# WHAT IS BEING ASKED
Give again only the lines running from the one with "Reproduce this diagram with TikZ." through the one with "(root) at (1279.5,2199.5)", inclusive. Omit every picture.

* Begin RECORDS TO PROCESS *

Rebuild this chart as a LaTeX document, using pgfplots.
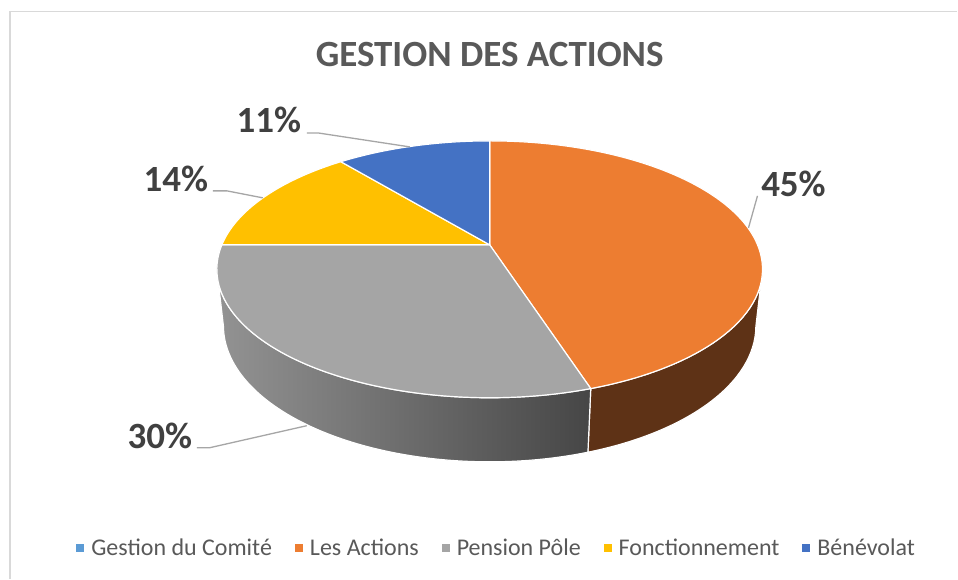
\documentclass[border=0pt]{standalone}
\usepackage{fontspec}
\setmainfont{Carlito}
\usepackage{pgfplots}
\usepackage{pgfplotstable}
\pgfplotsset{compat=1.18}

\definecolor{cComite}{HTML}{5B9BD5}
\definecolor{cActions}{HTML}{ED7D31}
\definecolor{cPension}{HTML}{A5A5A5}
\definecolor{cFonct}{HTML}{FFC000}
\definecolor{cBenev}{HTML}{4472C4}
\definecolor{wallOrange}{HTML}{5E3216}
\definecolor{wallGrayL}{HTML}{939393}
\definecolor{wallGrayR}{HTML}{464646}
\definecolor{cTitle}{HTML}{595959}
\definecolor{cLabel}{HTML}{404040}
\definecolor{cLeader}{HTML}{A6A6A6}
\definecolor{cFrame}{HTML}{D9D9D9}

% shares in percent, in the order of the legend
\pgfplotstableread{
name      share
Comite    0
Actions   45
Pension   30
Fonct     14
Benevolat 11
}\piedata

% perspective of the 3-D pie (1 axis unit = 1pt)
\def\pk{1247}\def\pd{4.653}\def\pc{0.887}\def\ps{0.462}\def\ph{0.24}
% parameter angle on the projected ellipse for the circle angle #1 at height #2
\newcommand\elpar[5]{%
  \pgfmathsetmacro\pw{\pd+sin(#1)*\pc-(#2)*\ps}%
  \pgfmathsetmacro\px{\pk*cos(#1)/\pw/#4}%
  \pgfmathsetmacro\py{(334+\pk*(sin(#1)*\ps+(#2)*\pc)/\pw-#3)/#5}%
  \pgfmathsetmacro\tdiff{atan2(\py,\px)-(#1)}%
  \pgfmathsetmacro\tpar{(#1)+atan2(sin(\tdiff),cos(\tdiff))}%
}
\newcommand\topslice[3]{%
  \elpar{#1}{0}{309.5}{273}{128.5}\let\ta\tpar
  \elpar{#2}{0}{309.5}{273}{128.5}\let\tb\tpar
  \fill[#3, draw=white, line width=1.2pt, line join=round]
    (490,334) -- ({490+273*cos(\ta)},{309.5+128.5*sin(\ta)})
    arc[start angle=\ta, end angle=\tb, x radius=273pt, y radius=128.5pt] -- cycle;
}
\newcommand\wallpart[3]{%
  \elpar{#1}{0}{309.5}{273}{128.5}\let\ta\tpar
  \elpar{#2}{0}{309.5}{273}{128.5}\let\tb\tpar
  \elpar{#2}{-\ph}{252.9}{266.4}{136.05}\let\tc\tpar
  \elpar{#1}{-\ph}{252.9}{266.4}{136.05}\let\td\tpar
  \path[#3, draw=white, line width=1.2pt, line join=round]
    ({490+273*cos(\ta)},{309.5+128.5*sin(\ta)})
    arc[start angle=\ta, end angle=\tb, x radius=273pt, y radius=128.5pt]
    -- ({490+266.4*cos(\tc)},{252.9+136.05*sin(\tc)})
    arc[start angle=\tc, end angle=\td, x radius=266.4pt, y radius=136.05pt] -- cycle;
}
\newcommand\sidewall[3]{%
  \pgfplotstablegetelem{#1}{share}\of\piedata
  \pgfmathsetmacro\thB{\thA-3.6*\pgfplotsretval}%
  \pgfmathsetmacro\wa{max(\thB,-169)}%
  \pgfmathsetmacro\wb{min(\thA,-11)}%
  \pgfmathtruncatemacro\wok{\wb>\wa}%
  \ifnum\wok=1 \wallpart{\wa}{\wb}{left color=#2, right color=#3}\fi
  \global\let\thA\thB
}
\newcommand\slice[2]{%
  \pgfplotstablegetelem{#1}{share}\of\piedata
  \pgfmathsetmacro\thB{\thA-3.6*\pgfplotsretval}%
  \ifdim\pgfplotsretval pt>0pt \topslice{\thA}{\thB}{#2}\fi
  \global\let\thA\thB
}
\newcommand\lblfont{\fontsize{37}{44}\selectfont\bfseries}

\begin{document}
\begin{tikzpicture}
\begin{axis}[
  width=958pt, height=579pt, scale only axis,
  xmin=0, xmax=958, ymin=0, ymax=579,
  hide axis, clip=false,
  legend columns=5,
  legend image code/.code={\fill[#1, draw=none] (0pt,-3.5pt) rectangle (8pt,4pt);},
  legend style={draw=none, fill=none, inner sep=0pt,
    at={(0.5177,0.0527)}, anchor=center,
    font=\fontsize{24}{28}\selectfont, text=cTitle,
    nodes={inner sep=0pt}, column sep=7pt,
    /tikz/every even column/.append style={column sep=23pt}},
]
\pgfplotsextra{%
  \fill[white] (0,0) rectangle (958,579);
  \draw[cFrame, line width=1.3pt] (10,0) -- (10,567.5) -- (958,567.5);
  % side walls first
  \gdef\thA{90}%
  \sidewall{0}{cComite}{cComite}%
  \sidewall{1}{wallOrange}{wallOrange}%
  \sidewall{2}{wallGrayL}{wallGrayR}%
  \sidewall{3}{cFonct}{cFonct}%
  \sidewall{4}{cBenev}{cBenev}%
  % top faces, clockwise from 12 o'clock
  \gdef\thA{90}%
  \slice{0}{cComite}%
  \slice{1}{cActions}%
  \slice{2}{cPension}%
  \slice{3}{cFonct}%
  \slice{4}{cBenev}%
}
\addlegendimage{fill=cComite}
\addlegendimage{fill=cActions}
\addlegendimage{fill=cPension}
\addlegendimage{fill=cFonct}
\addlegendimage{fill=cBenev}
\legend{Gestion du Comité, Les Actions, Pension Pôle, Fonctionnement, Bénévolat}

\node[font=\fontsize{37}{44}\selectfont\bfseries, text=cTitle, anchor=base]
  at (axis cs:490,512.3) {GESTION DES ACTIONS};

% data labels with leader lines
\draw[cLeader, line width=1.3pt] (axis cs:758,383) -- (axis cs:749,351);
\draw[cLeader, line width=1.3pt] (axis cs:307,446) -- (axis cs:318,446) -- (axis cs:410,432);
\draw[cLeader, line width=1.3pt] (axis cs:213,388) -- (axis cs:227,388) -- (axis cs:263,381);
\draw[cLeader, line width=1.3pt] (axis cs:197,131) -- (axis cs:210,131) -- (axis cs:307,153);
\node[font=\lblfont, text=cLabel, anchor=base] at (axis cs:794,382) {45\%};
\node[font=\lblfont, text=cLabel, anchor=base] at (axis cs:269,446) {11\%};
\node[font=\lblfont, text=cLabel, anchor=base] at (axis cs:176,387) {14\%};
\node[font=\lblfont, text=cLabel, anchor=base] at (axis cs:160,130) {30\%};
\end{axis}
\end{tikzpicture}
\end{document}
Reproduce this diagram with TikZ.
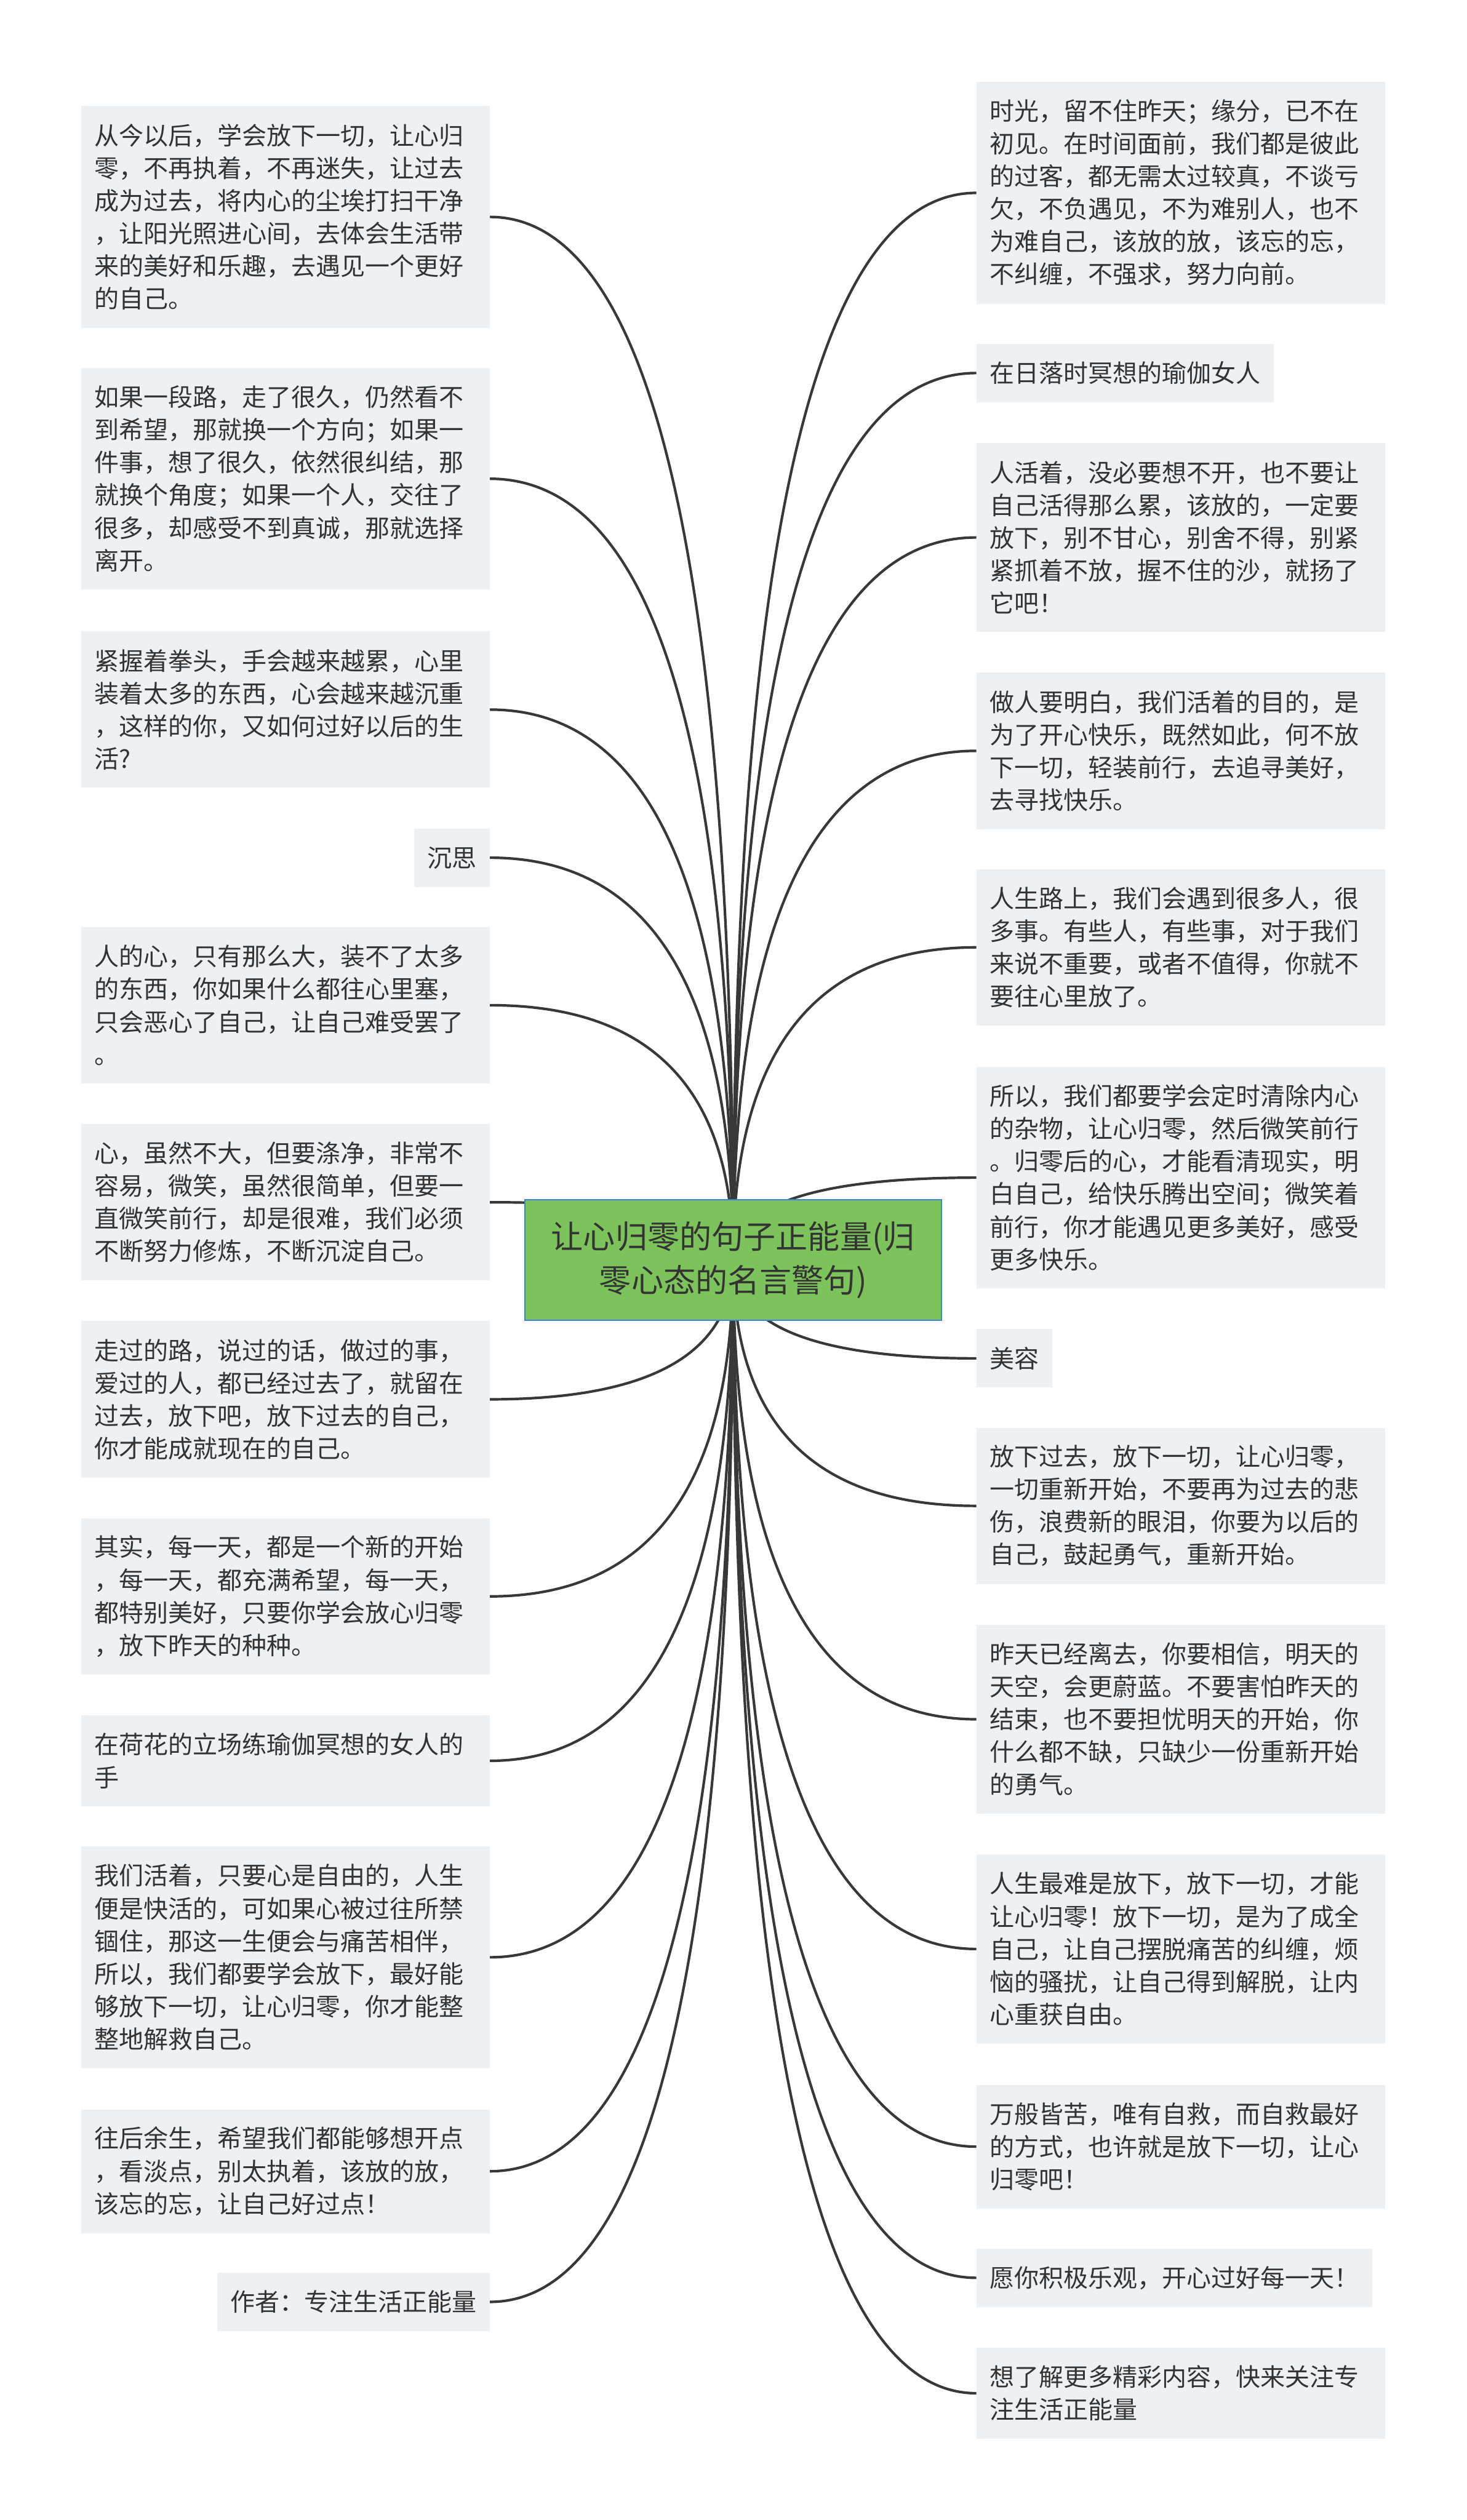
\documentclass[tikz,border=0pt]{standalone}
\usepackage{fontspec}
\newfontfamily\cjk{Noto Sans CJK SC}
\usetikzlibrary{calc,backgrounds}
\definecolor{ink}{HTML}{333333}
\definecolor{leafgray}{HTML}{EEF1F4}
\definecolor{rootgreen}{HTML}{7CC35B}
\definecolor{rootblue}{HTML}{3F80D8}
\definecolor{twiggray}{HTML}{383838}

\begin{document}
\begin{tikzpicture}[x=1pt,y=-1pt,
leaf/.style ={rectangle, fill=leafgray, text=ink,
  inner xsep=23pt, inner ysep=0pt, text width=667pt, align=left,
  minimum height={45pt+57pt*#1}, font=\cjk\fontsize{43}{57}\selectfont
},
tag/.style ={rectangle, fill=leafgray, text=ink,
  inner xsep=23pt, inner ysep=0pt, minimum height=102pt,
  font=\cjk\fontsize{43}{57}\selectfont
},
rootbox/.style ={rectangle, draw=rootblue, line width=2.5pt, fill=rootgreen,
  text=ink, align=center, minimum width=727pt, minimum height=211pt,
  font=\cjk\fontsize{56}{77}\selectfont
},
twig/.style ={draw=twiggray, line width=4.5pt}
]
\useasboundingbox (0,0) rectangle (2560,4399);

% centre
\node (root) at (1279.5,2199.5) [rootbox] {让心归零的句子正能量(归\\零心态的名言警句)};

% left side
\node (l1) at (855,185) [leaf=6, anchor=north east] {从今以后，学会放下一切，让心归\\零，不再执着，不再迷失，让过去\\成为过去，将内心的尘埃打扫干净\\，让阳光照进心间，去体会生活带\\来的美好和乐趣，去遇见一个更好\\的自己。};
\node (l2) at (855,642) [leaf=6, anchor=north east] {如果一段路，走了很久，仍然看不\\到希望，那就换一个方向；如果一\\件事，想了很久，依然很纠结，那\\就换个角度；如果一个人，交往了\\很多，却感受不到真诚，那就选择\\离开。};
\node (l3) at (855,1102) [leaf=4, anchor=north east] {紧握着拳头，手会越来越累，心里\\装着太多的东西，心会越来越沉重\\，这样的你，又如何过好以后的生\\活?};
\node (l4) at (855,1446) [tag, anchor=north east] {沉思};
\node (l5) at (855,1618) [leaf=4, anchor=north east] {人的心，只有那么大，装不了太多\\的东西，你如果什么都往心里塞，\\只会恶心了自己，让自己难受罢了\\。};
\node (l6) at (855,1962) [leaf=4, anchor=north east] {心，虽然不大，但要涤净，非常不\\容易，微笑，虽然很简单，但要一\\直微笑前行，却是很难，我们必须\\不断努力修炼，不断沉淀自己。};
\node (l7) at (855,2306) [leaf=4, anchor=north east] {走过的路，说过的话，做过的事，\\爱过的人，都已经过去了，就留在\\过去，放下吧，放下过去的自己，\\你才能成就现在的自己。};
\node (l8) at (855,2650) [leaf=4, anchor=north east] {其实，每一天，都是一个新的开始\\，每一天，都充满希望，每一天，\\都特别美好，只要你学会放心归零\\，放下昨天的种种。};
\node (l9) at (855,2994) [leaf=2, anchor=north east] {在荷花的立场练瑜伽冥想的女人的\\手};
\node (l10) at (855,3223) [leaf=6, anchor=north east] {我们活着，只要心是自由的，人生\\便是快活的，可如果心被过往所禁\\锢住，那这一生便会与痛苦相伴，\\所以，我们都要学会放下，最好能\\够放下一切，让心归零，你才能整\\整地解救自己。};
\node (l11) at (855,3682) [leaf=3, anchor=north east] {往后余生，希望我们都能够想开点\\，看淡点，别太执着，该放的放，\\该忘的忘，让自己好过点！};
\node (l12) at (855,3967) [tag, anchor=north east] {作者：专注生活正能量};

% right side
\node (r1) at (1704,143) [leaf=6, anchor=north west] {时光，留不住昨天；缘分，已不在\\初见。在时间面前，我们都是彼此\\的过客，都无需太过较真，不谈亏\\欠，不负遇见，不为难别人，也不\\为难自己，该放的放，该忘的忘，\\不纠缠，不强求，努力向前。};
\node (r2) at (1704,600) [tag, anchor=north west] {在日落时冥想的瑜伽女人};
\node (r3) at (1704,773) [leaf=5, anchor=north west] {人活着，没必要想不开，也不要让\\自己活得那么累，该放的，一定要\\放下，别不甘心，别舍不得，别紧\\紧抓着不放，握不住的沙，就扬了\\它吧！};
\node (r4) at (1704,1174) [leaf=4, anchor=north west] {做人要明白，我们活着的目的，是\\为了开心快乐，既然如此，何不放\\下一切，轻装前行，去追寻美好，\\去寻找快乐。};
\node (r5) at (1704,1517) [leaf=4, anchor=north west] {人生路上，我们会遇到很多人，很\\多事。有些人，有些事，对于我们\\来说不重要，或者不值得，你就不\\要往心里放了。};
\node (r6) at (1704,1862) [leaf=6, anchor=north west] {所以，我们都要学会定时清除内心\\的杂物，让心归零，然后微笑前行\\。归零后的心，才能看清现实，明\\白自己，给快乐腾出空间；微笑着\\前行，你才能遇见更多美好，感受\\更多快乐。};
\node (r7) at (1704,2320) [tag, anchor=north west] {美容};
\node (r8) at (1704,2492) [leaf=4, anchor=north west] {放下过去，放下一切，让心归零，\\一切重新开始，不要再为过去的悲\\伤，浪费新的眼泪，你要为以后的\\自己，鼓起勇气，重新开始。};
\node (r9) at (1704,2836) [leaf=5, anchor=north west] {昨天已经离去，你要相信，明天的\\天空，会更蔚蓝。不要害怕昨天的\\结束，也不要担忧明天的开始，你\\什么都不缺，只缺少一份重新开始\\的勇气。};
\node (r10) at (1704,3237) [leaf=5, anchor=north west] {人生最难是放下，放下一切，才能\\让心归零！放下一切，是为了成全\\自己，让自己摆脱痛苦的纠缠，烦\\恼的骚扰，让自己得到解脱，让内\\心重获自由。};
\node (r11) at (1704,3639) [leaf=3, anchor=north west] {万般皆苦，唯有自救，而自救最好\\的方式，也许就是放下一切，让心\\归零吧！};
\node (r12) at (1704,3925) [tag, anchor=north west] {愿你积极乐观，开心过好每一天！};
\node (r13) at (1704,4098) [leaf=2, anchor=north west] {想了解更多精彩内容，快来关注专\\注生活正能量};

% curved links behind the boxes
\begin{scope}[on background layer]
\fill[white] (0,0) rectangle (2560,4399);
\foreach \n/\a in {l1/east,l2/east,l3/east,l4/east,l5/east,l6/east,
  l7/east,l8/east,l9/east,l10/east,l11/east,l12/east,
  r1/west,r2/west,r3/west,r4/west,r5/west,r6/west,r7/west,
  r8/west,r9/west,r10/west,r11/west,r12/west,r13/west}{
  \coordinate (k) at (root.center |- \n.\a);
  \draw[twig] (root.center) .. controls ($(root.center)!2/3!(k)$) and ($(\n.\a)!2/3!(k)$) .. (\n.\a);
}
\end{scope}

\end{tikzpicture}
\end{document}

* End RECORDS TO PROCESS *

# RESULT FOR THIS EXERCISE
Reproduce this diagram with TikZ.
\documentclass[tikz,border=0pt]{standalone}
\usepackage{fontspec}
\newfontfamily\cjk{Noto Sans CJK SC}
\usetikzlibrary{calc,backgrounds}
\definecolor{ink}{HTML}{333333}
\definecolor{leafgray}{HTML}{EEF1F4}
\definecolor{rootgreen}{HTML}{7CC35B}
\definecolor{rootblue}{HTML}{3F80D8}
\definecolor{twiggray}{HTML}{383838}

\begin{document}
\begin{tikzpicture}[x=1pt,y=-1pt,
leaf/.style ={rectangle, fill=leafgray, text=ink,
  inner xsep=23pt, inner ysep=0pt, text width=667pt, align=left,
  minimum height={45pt+57pt*#1}, font=\cjk\fontsize{43}{57}\selectfont
},
tag/.style ={rectangle, fill=leafgray, text=ink,
  inner xsep=23pt, inner ysep=0pt, minimum height=102pt,
  font=\cjk\fontsize{43}{57}\selectfont
},
rootbox/.style ={rectangle, draw=rootblue, line width=2.5pt, fill=rootgreen,
  text=ink, align=center, minimum width=727pt, minimum height=211pt,
  font=\cjk\fontsize{56}{77}\selectfont
},
twig/.style ={draw=twiggray, line width=4.5pt}
]
\useasboundingbox (0,0) rectangle (2560,4399);

% centre
\node (root) at (1279.5,2199.5) [rootbox] {让心归零的句子正能量(归\\零心态的名言警句)};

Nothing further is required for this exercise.